There is a 50-60% chance of an El Niño event forming in middle to late 2017, according to a new Update from the World Meteorological Organization. Following borderline weak La Niña/cool-neutral conditions during the second half of 2016, sea surface temperatures and most atmospheric fields returned to more ENSO-neutral levels in January 2017 that continued to the present.

from the MetOffice 

from the MetOffice 

However, sea surface temperatures in the far eastern tropical Pacific Ocean increased to 2.0° Celsius or more above average during February and March, creating very heavy rainfall and a trade wind collapse from the Galapagos Islands to the coasts of Ecuador and Peru. This localised warming – known in Peru as a “coastal El Niño” - is different from the more broadly known El Niño warming pattern, but its impacts on the affected areas were just as big.

Many of the climate models surveyed indicate that basin-wide neutral conditions will persist through to June 2017. The subsequent development of an El Niño during the second half of 2017 is more likely than the continuation of neutral conditions. The emergence of La Niña appears very unlikely, according to the Update, which is a consensus-based product, based on contributions from leading centres around the world that monitor and predict this phenomenon, and expert assessment of the results of climate models.

It should be kept in mind that predictions of ENSO made before May or June for the second half of the year typically have less certainty than outlooks made later in the year.

Normally with El Niño stocks will move towards the east further into Kiribati, Tuvalu, Tokelau and Nauru, as water temperatures changes, and therefore away from fishing grounds of Papua New Guinea, Solomon Islands and Palau.

These changes the logistics of tuna trade since it moves transhipments to the reef lagoons of Tarawa and Kirimati and away from Majuro, Pohnpei and Rabaul. It also diverts processing towards Manta in Ecuador, as the most eastern grounds are at this stage closer to Ecuador than to Thailand or the Philipines.
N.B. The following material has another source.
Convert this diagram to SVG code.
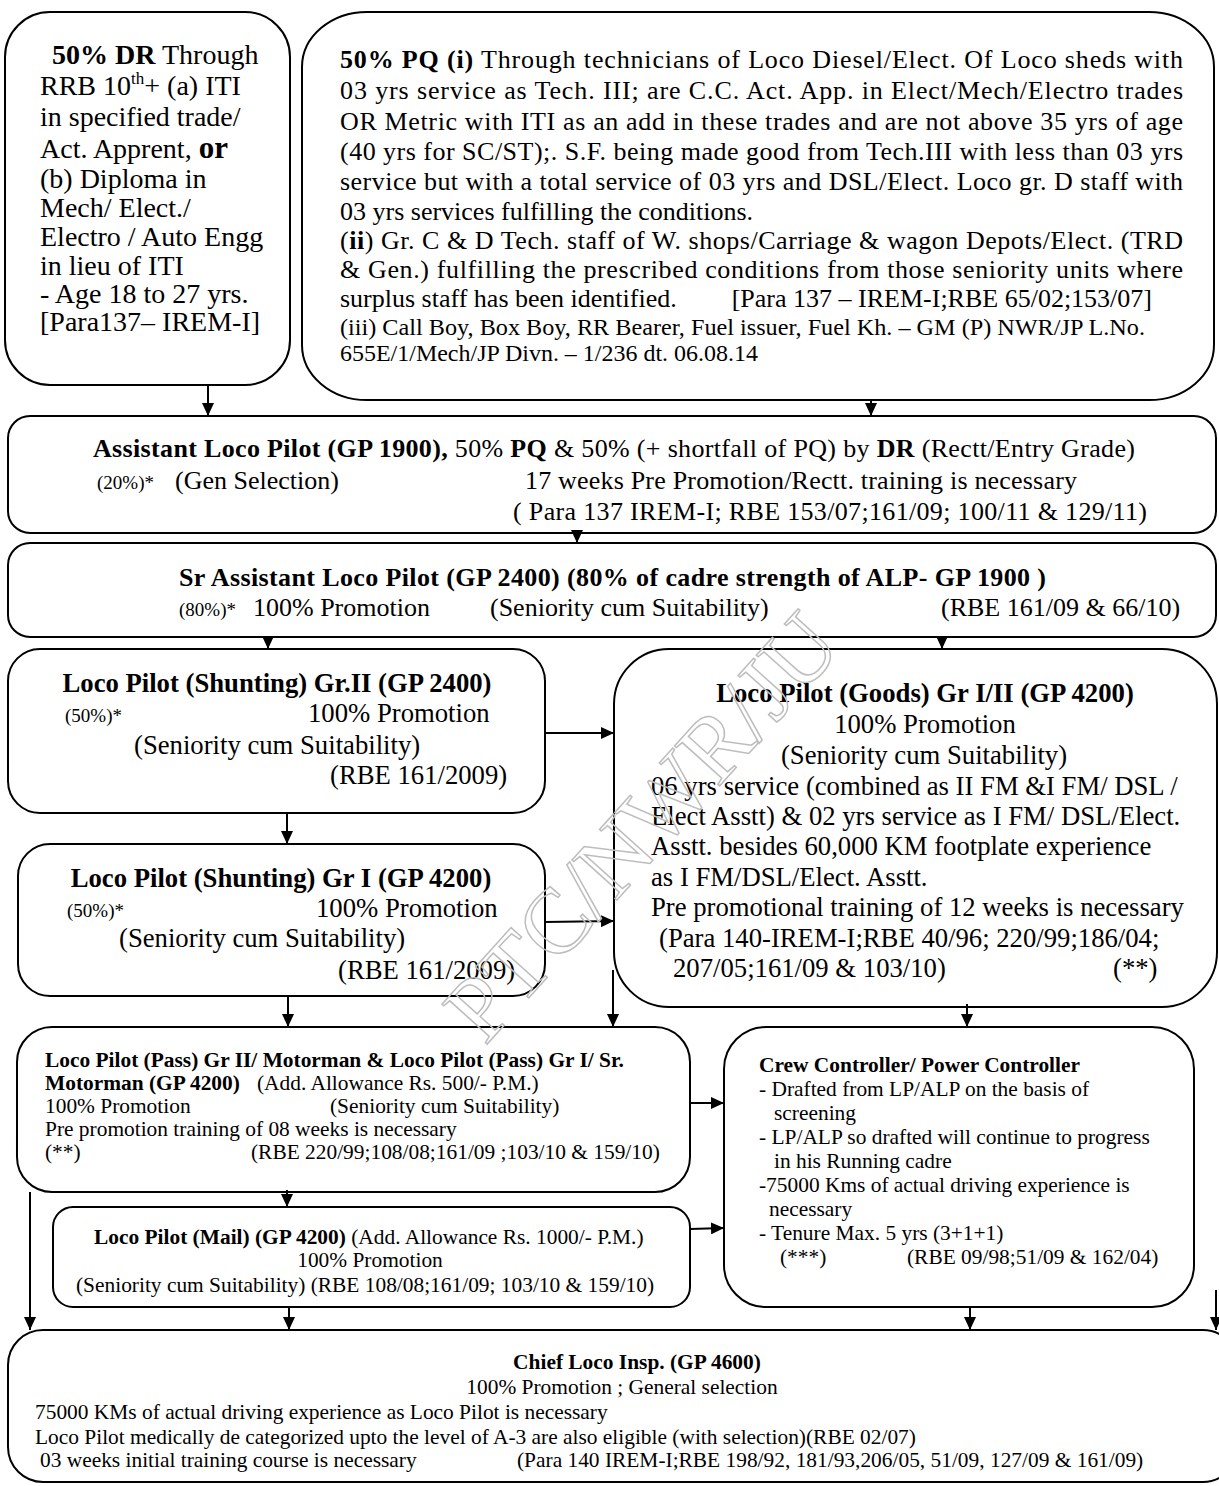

The effects on regional climate of each El Niño event are never exactly the same: they depend on the intensity of the event, the time of year when it develops and the interaction with other climate patterns.

Below and explanation how the 2015-16 impacted global weather.

Background notes

El Niño is often associated with warm and dry conditions in southern and eastern inland areas of Australia, as well as Indonesia, the Philippines, Malaysia and central Pacific islands. During the northern hemisphere summer season, the Indian monsoon rainfall generally tends to be less than normal. In the northern hemisphere winter, drier than normal conditions are typically observed over south-eastern Africa and northern Brazil.

Wetter than normal conditions are typically observed along the Gulf Coast of the United States, the west coast of tropical South America (Colombia, Ecuador and Peru) and from southern Brazil to central Argentina. Parts of eastern Africa (Kenya, Uganda) also usually receive above-normal rainfall. El Niño is associated with milder winters in north-western Canada and Alaska due to fewer cold air surges from the Arctic – a result of a large-scale region of lower pressure centred on the Gulf of Alaska/North Pacific Ocean.